<<<<
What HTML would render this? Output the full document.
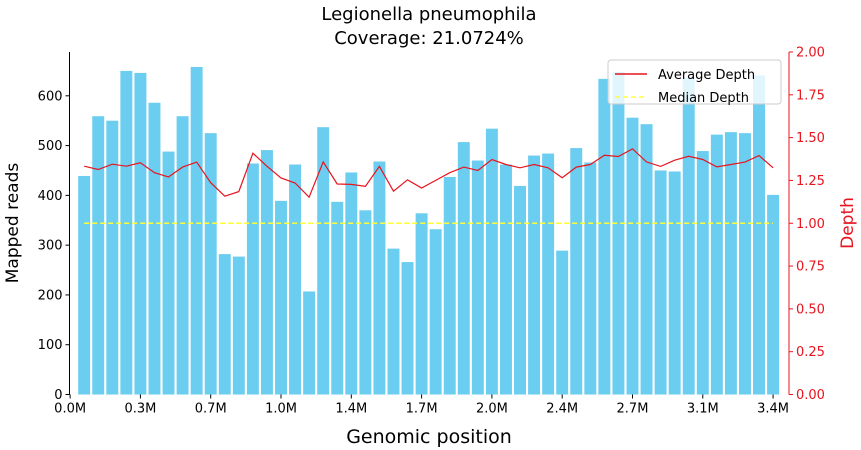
<!DOCTYPE html>
<html><head><meta charset="utf-8"><style>
html,body{margin:0;padding:0;background:#fff;}
svg{display:block;font-family:"DejaVu Sans","Liberation Sans",sans-serif;}
</style></head><body>
<svg id="chart" width="861" height="450" viewBox="0 0 861 450">
<text x="429" y="20" font-size="18" text-anchor="middle">Legionella pneumophila</text>
<text x="429" y="44" font-size="18" text-anchor="middle">Coverage: 21.0724%</text>
<g id="bars"></g>
<g id="lines"></g>
<g id="axes"></g>
<text x="0" y="0" font-size="17" text-anchor="middle" transform="translate(18,223) rotate(-90)">Mapped reads</text>
<text x="0" y="0" font-size="17" text-anchor="middle" fill="#e8141e" transform="translate(853,223) rotate(-90)">Depth</text>
<text x="429" y="443" font-size="19" text-anchor="middle">Genomic position</text>
<g>
<rect x="608" y="60" width="173" height="44" rx="3" fill="#fff" fill-opacity="0.8" stroke="#ccc"/>
<line x1="615" y1="74" x2="647" y2="74" stroke="#e8141e" stroke-width="1.5"/>
<text x="658" y="79" font-size="13">Average Depth</text>
<line x1="615" y1="97" x2="647" y2="97" stroke="#ffff33" stroke-width="1.5" stroke-dasharray="5,3"/>
<text x="658" y="102" font-size="13">Median Depth</text>
</g>
</svg>
<script>
const reads = [439,559,550,650,646,586,488,559,658,525,282,277,464,491,389,462,207,537,387,446,370,468,293,266,364,332,437,507,470,534,462,419,480,484,289,495,466,634,648,556,543,450,448,636,489,522,527,525,641,401];
const depth = [1.333,1.314,1.345,1.333,1.353,1.295,1.27,1.328,1.357,1.237,1.158,1.185,1.409,1.333,1.264,1.235,1.152,1.358,1.229,1.227,1.216,1.332,1.187,1.254,1.206,1.25,1.295,1.328,1.308,1.372,1.343,1.324,1.343,1.324,1.266,1.328,1.343,1.397,1.39,1.435,1.358,1.332,1.368,1.391,1.372,1.329,1.343,1.357,1.395,1.324];
const medianDepth = [1.0];
const binSizeM = [0.068];
const xTickVals = [0,0.34,0.68,1.02,1.36,1.70,2.04,2.38,2.72,3.06,3.40];
const xTickLabels = ["0.0M","0.3M","0.7M","1.0M","1.4M","1.7M","2.0M","2.4M","2.7M","3.1M","3.4M"];
const yTicks = [0,100,200,300,400,500,600];
const y2Ticks = [0,0.25,0.5,0.75,1.0,1.25,1.5,1.75,2.0];

const NS="http://www.w3.org/2000/svg";
const L=69.5,R=789,T=52,B=394.5;
const xMin=-0.003,xMax=3.477,yMax=688,y2Max=2.0;
const xs=v=>L+(v-xMin)/(xMax-xMin)*(R-L);
const ys=v=>B-v/yMax*(B-T);
const y2s=v=>B-v/y2Max*(B-T);
function mk(tag,attrs,parent){const e=document.createElementNS(NS,tag);for(const k in attrs)e.setAttribute(k,attrs[k]);parent.appendChild(e);return e;}
const gb=document.getElementById('bars'),gl=document.getElementById('lines'),ga=document.getElementById('axes');
const bw=(xs(binSizeM[0])-xs(0))*0.85;
reads.forEach((v,i)=>{
  const cx=xs((i+1)*binSizeM[0]);
  const r=mk('rect',{x:cx-bw/2,y:ys(v),width:bw,height:B-ys(v),fill:'#6bcdef'},gb);
  
  
});
const x0=xs(binSizeM[0]),x1=xs(reads.length*binSizeM[0]);
const med=mk('line',{x1:x0,x2:x1,y1:y2s(medianDepth[0]),y2:y2s(medianDepth[0]),stroke:'#ffff33','stroke-width':1.5,'stroke-dasharray':'5,3'},gl);


const pts=depth.map((d,i)=>xs((i+1)*binSizeM[0]).toFixed(1)+','+y2s(d).toFixed(1)).join(' ');
const avg=mk('polyline',{points:pts,fill:'none',stroke:'#e8141e','stroke-width':1.2},gl);


const ls=mk('line',{x1:L,x2:L,y1:T,y2:B,stroke:'#000','stroke-width':1},ga);


const rs=mk('line',{x1:R,x2:R,y1:T,y2:B,stroke:'#e8141e','stroke-width':1},ga);


yTicks.forEach(v=>{
  const y=ys(v);
  mk('line',{x1:L-4,x2:L,y1:y,y2:y,stroke:'#000'},ga);
  const t=mk('text',{x:L-7,y:y+4.5,'font-size':13,'text-anchor':'end'},ga);
  t.textContent=v;
  
  
});
y2Ticks.forEach(v=>{
  const y=y2s(v);
  mk('line',{x1:R,x2:R+4,y1:y,y2:y,stroke:'#e8141e'},ga);
  const t=mk('text',{x:R+7,y:y+4.5,'font-size':13,fill:'#e8141e'},ga);
  t.textContent=v.toFixed(2);
  
  
});
xTickVals.forEach((v,i)=>{
  const x=xs(v);
  mk('line',{x1:x,x2:x,y1:B,y2:B+4,stroke:'#000'},ga);
  const t=mk('text',{x:x,y:B+18,'font-size':13,'text-anchor':'middle'},ga);
  t.textContent=xTickLabels[i];
  
  
});
</script>
</body></html>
>>>>
Write out the whole listing again, exactly, with no pictures.

What HTML would render this? Output the full document.
<!DOCTYPE html>
<html><head><meta charset="utf-8"><style>
html,body{margin:0;padding:0;background:#fff;}
svg{display:block;font-family:"DejaVu Sans","Liberation Sans",sans-serif;}
</style></head><body>
<svg id="chart" width="861" height="450" viewBox="0 0 861 450">
<text x="429" y="20" font-size="18" text-anchor="middle">Legionella pneumophila</text>
<text x="429" y="44" font-size="18" text-anchor="middle">Coverage: 21.0724%</text>
<g id="bars"></g>
<g id="lines"></g>
<g id="axes"></g>
<text x="0" y="0" font-size="17" text-anchor="middle" transform="translate(18,223) rotate(-90)">Mapped reads</text>
<text x="0" y="0" font-size="17" text-anchor="middle" fill="#e8141e" transform="translate(853,223) rotate(-90)">Depth</text>
<text x="429" y="443" font-size="19" text-anchor="middle">Genomic position</text>
<g>
<rect x="608" y="60" width="173" height="44" rx="3" fill="#fff" fill-opacity="0.8" stroke="#ccc"/>
<line x1="615" y1="74" x2="647" y2="74" stroke="#e8141e" stroke-width="1.5"/>
<text x="658" y="79" font-size="13">Average Depth</text>
<line x1="615" y1="97" x2="647" y2="97" stroke="#ffff33" stroke-width="1.5" stroke-dasharray="5,3"/>
<text x="658" y="102" font-size="13">Median Depth</text>
</g>
</svg>
<script>
const reads = [439,559,550,650,646,586,488,559,658,525,282,277,464,491,389,462,207,537,387,446,370,468,293,266,364,332,437,507,470,534,462,419,480,484,289,495,466,634,648,556,543,450,448,636,489,522,527,525,641,401];
const depth = [1.333,1.314,1.345,1.333,1.353,1.295,1.27,1.328,1.357,1.237,1.158,1.185,1.409,1.333,1.264,1.235,1.152,1.358,1.229,1.227,1.216,1.332,1.187,1.254,1.206,1.25,1.295,1.328,1.308,1.372,1.343,1.324,1.343,1.324,1.266,1.328,1.343,1.397,1.39,1.435,1.358,1.332,1.368,1.391,1.372,1.329,1.343,1.357,1.395,1.324];
const medianDepth = [1.0];
const binSizeM = [0.068];
const xTickVals = [0,0.34,0.68,1.02,1.36,1.70,2.04,2.38,2.72,3.06,3.40];
const xTickLabels = ["0.0M","0.3M","0.7M","1.0M","1.4M","1.7M","2.0M","2.4M","2.7M","3.1M","3.4M"];
const yTicks = [0,100,200,300,400,500,600];
const y2Ticks = [0,0.25,0.5,0.75,1.0,1.25,1.5,1.75,2.0];

const NS="http://www.w3.org/2000/svg";
const L=69.5,R=789,T=52,B=394.5;
const xMin=-0.003,xMax=3.477,yMax=688,y2Max=2.0;
const xs=v=>L+(v-xMin)/(xMax-xMin)*(R-L);
const ys=v=>B-v/yMax*(B-T);
const y2s=v=>B-v/y2Max*(B-T);
function mk(tag,attrs,parent){const e=document.createElementNS(NS,tag);for(const k in attrs)e.setAttribute(k,attrs[k]);parent.appendChild(e);return e;}
const gb=document.getElementById('bars'),gl=document.getElementById('lines'),ga=document.getElementById('axes');
const bw=(xs(binSizeM[0])-xs(0))*0.85;
reads.forEach((v,i)=>{
  const cx=xs((i+1)*binSizeM[0]);
  const r=mk('rect',{x:cx-bw/2,y:ys(v),width:bw,height:B-ys(v),fill:'#6bcdef'},gb);
  
  
});
const x0=xs(binSizeM[0]),x1=xs(reads.length*binSizeM[0]);
const med=mk('line',{x1:x0,x2:x1,y1:y2s(medianDepth[0]),y2:y2s(medianDepth[0]),stroke:'#ffff33','stroke-width':1.5,'stroke-dasharray':'5,3'},gl);


const pts=depth.map((d,i)=>xs((i+1)*binSizeM[0]).toFixed(1)+','+y2s(d).toFixed(1)).join(' ');
const avg=mk('polyline',{points:pts,fill:'none',stroke:'#e8141e','stroke-width':1.2},gl);


const ls=mk('line',{x1:L,x2:L,y1:T,y2:B,stroke:'#000','stroke-width':1},ga);


const rs=mk('line',{x1:R,x2:R,y1:T,y2:B,stroke:'#e8141e','stroke-width':1},ga);


yTicks.forEach(v=>{
  const y=ys(v);
  mk('line',{x1:L-4,x2:L,y1:y,y2:y,stroke:'#000'},ga);
  const t=mk('text',{x:L-7,y:y+4.5,'font-size':13,'text-anchor':'end'},ga);
  t.textContent=v;
  
  
});
y2Ticks.forEach(v=>{
  const y=y2s(v);
  mk('line',{x1:R,x2:R+4,y1:y,y2:y,stroke:'#e8141e'},ga);
  const t=mk('text',{x:R+7,y:y+4.5,'font-size':13,fill:'#e8141e'},ga);
  t.textContent=v.toFixed(2);
  
  
});
xTickVals.forEach((v,i)=>{
  const x=xs(v);
  mk('line',{x1:x,x2:x,y1:B,y2:B+4,stroke:'#000'},ga);
  const t=mk('text',{x:x,y:B+18,'font-size':13,'text-anchor':'middle'},ga);
  t.textContent=xTickLabels[i];
  
  
});
</script>
</body></html>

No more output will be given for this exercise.